== YOUR INSTRUCTIONS ==
From the first line of the listing below to the line with "const y = d3.scaleLinear().domain([0, 0.5]).range([B, T]);", print each line exactly, and nothing more. Leave out the pictures.
★ ★ ★ ★ ★
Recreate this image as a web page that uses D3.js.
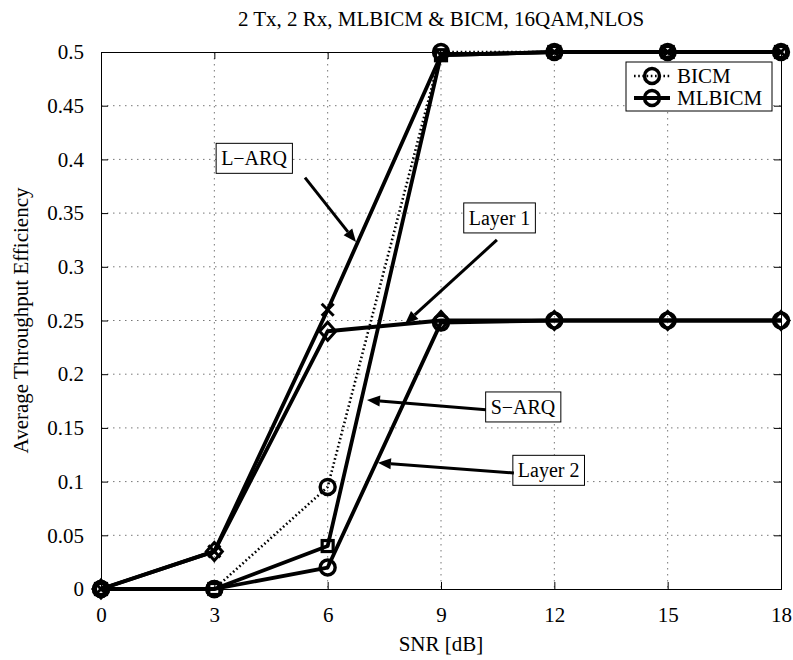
<!DOCTYPE html>
<html>
<head>
<meta charset="utf-8">
<script src="https://cdn.jsdelivr.net/npm/d3@7/dist/d3.min.js"></script>
<style>
  html, body { margin: 0; padding: 0; background: #fff; }
  text { font-family: "Liberation Serif", "DejaVu Serif", serif; fill: #000; }
</style>
</head>
<body>
<svg id="chart" width="793" height="660"></svg>
<script>
// ---- data ----
const snr = [0, 3, 6, 9, 12, 15, 18];
const lArq   = [0, 0.035, 0.26, 0.497, 0.5, 0.5, 0.5];
const layer1 = [0, 0.035, 0.24, 0.25, 0.25, 0.25, 0.25];
const sArq   = [0, 0, 0.04, 0.497, 0.5, 0.5, 0.5];
const layer2 = [0, 0, 0.02, 0.248, 0.25, 0.25, 0.25];
const bicm   = [0, 0, 0.095, 0.5, 0.5, 0.5, 0.5];
const xTicks = [0, 3, 6, 9, 12, 15, 18];
const yTicks = [0, 0.05, 0.1, 0.15, 0.2, 0.25, 0.3, 0.35, 0.4, 0.45, 0.5];
const legendLabels = ["BICM", "MLBICM"];
const titleText = "2 Tx, 2 Rx, MLBICM & BICM, 16QAM,NLOS";
const xLabel = "SNR [dB]";
const yLabel = "Average Throughput Efficiency";
const noteLabels = ["L\u2212ARQ", "Layer 1", "S\u2212ARQ", "Layer 2"];

// ---- layout ----
const L = 101, R = 781, T = 52, B = 589;
const FS = 21;
const svg = d3.select("#chart");
const x = d3.scaleLinear().domain([0, 18]).range([L, R]);
const y = d3.scaleLinear().domain([0, 0.5]).range([B, T]);

// grid
const grid = svg.append("g");
grid.selectAll("line.gx").data(xTicks.slice(1, -1)).join("line")
  .attr("x1", d => x(d)).attr("x2", d => x(d)).attr("y1", T).attr("y2", B)
  .attr("stroke", "#777").attr("stroke-width", 1).attr("stroke-dasharray", "1.5,4.5");
grid.selectAll("line.gy").data(yTicks.slice(1, -1)).join("line")
  .attr("y1", d => y(d)).attr("y2", d => y(d)).attr("x1", L).attr("x2", R)
  .attr("stroke", "#777").attr("stroke-width", 1).attr("stroke-dasharray", "1.5,4.5");

// axes (ticks inward on all sides)
const fmt = d => d3.format("")(d);
const axB = svg.append("g").attr("transform", `translate(0,${B})`)
  .call(d3.axisBottom(x).tickValues(xTicks).tickSize(-7).tickPadding(18).tickFormat(fmt));
const axT = svg.append("g").attr("transform", `translate(0,${T})`)
  .call(d3.axisTop(x).tickValues(xTicks).tickSize(-7).tickFormat(""));
const axL = svg.append("g").attr("transform", `translate(${L},0)`)
  .call(d3.axisLeft(y).tickValues(yTicks).tickSize(-7).tickPadding(17).tickFormat(fmt));
const axR = svg.append("g").attr("transform", `translate(${R},0)`)
  .call(d3.axisRight(y).tickValues(yTicks).tickSize(-7).tickFormat(""));
[axB, axT, axL, axR].forEach(a => {
  a.select(".domain").attr("stroke", "#000").attr("stroke-width", 1);
  a.selectAll(".tick line").attr("stroke", "#000").attr("stroke-width", 1);
  a.selectAll(".tick text").style("font-family", '"Liberation Serif", serif').style("font-size", FS + "px").attr("fill", "#000");
});

// series
const line = d3.line().x(d => x(d[0])).y(d => y(d[1]));
const series = [
  { v: layer2, marker: "circle", dash: null },
  { v: sArq, marker: "square", dash: null },
  { v: bicm, marker: "circle", dash: "1.6,2.6" },
  { v: layer1, marker: "diamond", dash: null },
  { v: lArq, marker: "x", dash: null },
];
series.forEach(s => {
  svg.append("path").datum(snr.map((d, i) => [d, s.v[i]]))
    .attr("d", line).attr("fill", "none").attr("stroke", "#000")
    .attr("stroke-width", s.dash ? 2.6 : 3.8).attr("stroke-linejoin", "round")
    .attr("stroke-dasharray", s.dash);
});
function drawMarker(g, type, cx, cy) {
  if (type === "circle") {
    g.append("circle").attr("cx", cx).attr("cy", cy).attr("r", 7.5)
      .attr("fill", "none").attr("stroke", "#000").attr("stroke-width", 3.4);
  } else if (type === "square") {
    g.append("rect").attr("x", cx - 5.5).attr("y", cy - 5.5).attr("width", 11).attr("height", 11)
      .attr("fill", "none").attr("stroke", "#000").attr("stroke-width", 3.2);
  } else if (type === "diamond") {
    g.append("path").attr("d", `M${cx},${cy - 9}L${cx + 8},${cy}L${cx},${cy + 9}L${cx - 8},${cy}Z`)
      .attr("fill", "none").attr("stroke", "#000").attr("stroke-width", 3);
  } else if (type === "x") {
    g.append("path").attr("d", `M${cx - 6},${cy - 6}L${cx + 6},${cy + 6}M${cx - 6},${cy + 6}L${cx + 6},${cy - 6}`)
      .attr("fill", "none").attr("stroke", "#000").attr("stroke-width", 3);
  }
}
const mg = svg.append("g");
series.forEach(s => {
  snr.forEach((d, i) => drawMarker(mg, s.marker, x(d), y(s.v[i])));
});

// annotations (box centre and arrow in data units)
const notes = [
  { c: [4.05, 0.401], from: [5.4, 0.383], to: [6.75, 0.323] },
  { c: [10.55, 0.3455], from: [10.48, 0.325], to: [8.05, 0.247] },
  { c: [11.17, 0.1695], from: [10.19, 0.167], to: [7.04, 0.176] },
  { c: [11.85, 0.1105], from: [10.93, 0.108], to: [7.33, 0.1175] },
];
const ng = svg.append("g");
notes.forEach((n, i) => {
  const x1 = x(n.from[0]), y1 = y(n.from[1]), x2 = x(n.to[0]), y2 = y(n.to[1]);
  const ang = Math.atan2(y2 - y1, x2 - x1);
  const hl = 13, hw = 5.5;
  const bx = x2 - hl * Math.cos(ang), by = y2 - hl * Math.sin(ang);
  ng.append("line").attr("x1", x1).attr("y1", y1).attr("x2", bx).attr("y2", by)
    .attr("stroke", "#000").attr("stroke-width", 3);
  ng.append("path").attr("d",
    `M${x2},${y2}L${bx + hw * Math.sin(ang)},${by - hw * Math.cos(ang)}L${bx - hw * Math.sin(ang)},${by + hw * Math.cos(ang)}Z`)
    .attr("fill", "#000");
  const t = ng.append("text").attr("x", x(n.c[0])).attr("y", y(n.c[1]))
    .attr("text-anchor", "middle").attr("dominant-baseline", "central")
    .style("font-size", "20px").text(noteLabels[i]);
  const bb = t.node().getBBox();
  ng.insert("rect", "text").attr("x", bb.x - 5).attr("y", y(n.c[1]) - 15)
    .attr("width", bb.width + 10).attr("height", 30)
    .attr("fill", "#fff").attr("stroke", "#000").attr("stroke-width", 1);
});

// legend
const lg = svg.append("g");
lg.append("rect").attr("x", 626).attr("y", 62).attr("width", 146).attr("height", 49)
  .attr("fill", "#fff").attr("stroke", "#000").attr("stroke-width", 1);
legendLabels.forEach((lab, i) => {
  const ly = 76 + i * 22;
  lg.append("line").attr("x1", 634).attr("x2", 670).attr("y1", ly).attr("y2", ly)
    .attr("stroke", "#000").attr("stroke-width", i === 0 ? 2.6 : 3.8)
    .attr("stroke-dasharray", i === 0 ? "1.6,2.6" : null);
  drawMarker(lg, "circle", 652, ly);
  lg.append("text").attr("x", 677).attr("y", ly).attr("dominant-baseline", "central")
    .style("font-size", FS + "px").text(lab);
});

// titles
svg.append("text").attr("x", (L + R) / 2).attr("y", 26).attr("text-anchor", "middle")
  .style("font-size", FS + "px").text(titleText);
svg.append("text").attr("x", (L + R) / 2).attr("y", 651).attr("text-anchor", "middle")
  .style("font-size", FS + "px").text(xLabel);
svg.append("text").attr("transform", `translate(28,${(T + B) / 2}) rotate(-90)`)
  .attr("text-anchor", "middle").style("font-size", FS + "px").text(yLabel);
</script>
</body>
</html>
★ ★ ★ ★ ★
== ANSWER TO THE PROBLEM ==
Recreate this image as a web page that uses D3.js.
<!DOCTYPE html>
<html>
<head>
<meta charset="utf-8">
<script src="https://cdn.jsdelivr.net/npm/d3@7/dist/d3.min.js"></script>
<style>
  html, body { margin: 0; padding: 0; background: #fff; }
  text { font-family: "Liberation Serif", "DejaVu Serif", serif; fill: #000; }
</style>
</head>
<body>
<svg id="chart" width="793" height="660"></svg>
<script>
// ---- data ----
const snr = [0, 3, 6, 9, 12, 15, 18];
const lArq   = [0, 0.035, 0.26, 0.497, 0.5, 0.5, 0.5];
const layer1 = [0, 0.035, 0.24, 0.25, 0.25, 0.25, 0.25];
const sArq   = [0, 0, 0.04, 0.497, 0.5, 0.5, 0.5];
const layer2 = [0, 0, 0.02, 0.248, 0.25, 0.25, 0.25];
const bicm   = [0, 0, 0.095, 0.5, 0.5, 0.5, 0.5];
const xTicks = [0, 3, 6, 9, 12, 15, 18];
const yTicks = [0, 0.05, 0.1, 0.15, 0.2, 0.25, 0.3, 0.35, 0.4, 0.45, 0.5];
const legendLabels = ["BICM", "MLBICM"];
const titleText = "2 Tx, 2 Rx, MLBICM & BICM, 16QAM,NLOS";
const xLabel = "SNR [dB]";
const yLabel = "Average Throughput Efficiency";
const noteLabels = ["L\u2212ARQ", "Layer 1", "S\u2212ARQ", "Layer 2"];

// ---- layout ----
const L = 101, R = 781, T = 52, B = 589;
const FS = 21;
const svg = d3.select("#chart");
const x = d3.scaleLinear().domain([0, 18]).range([L, R]);
const y = d3.scaleLinear().domain([0, 0.5]).range([B, T]);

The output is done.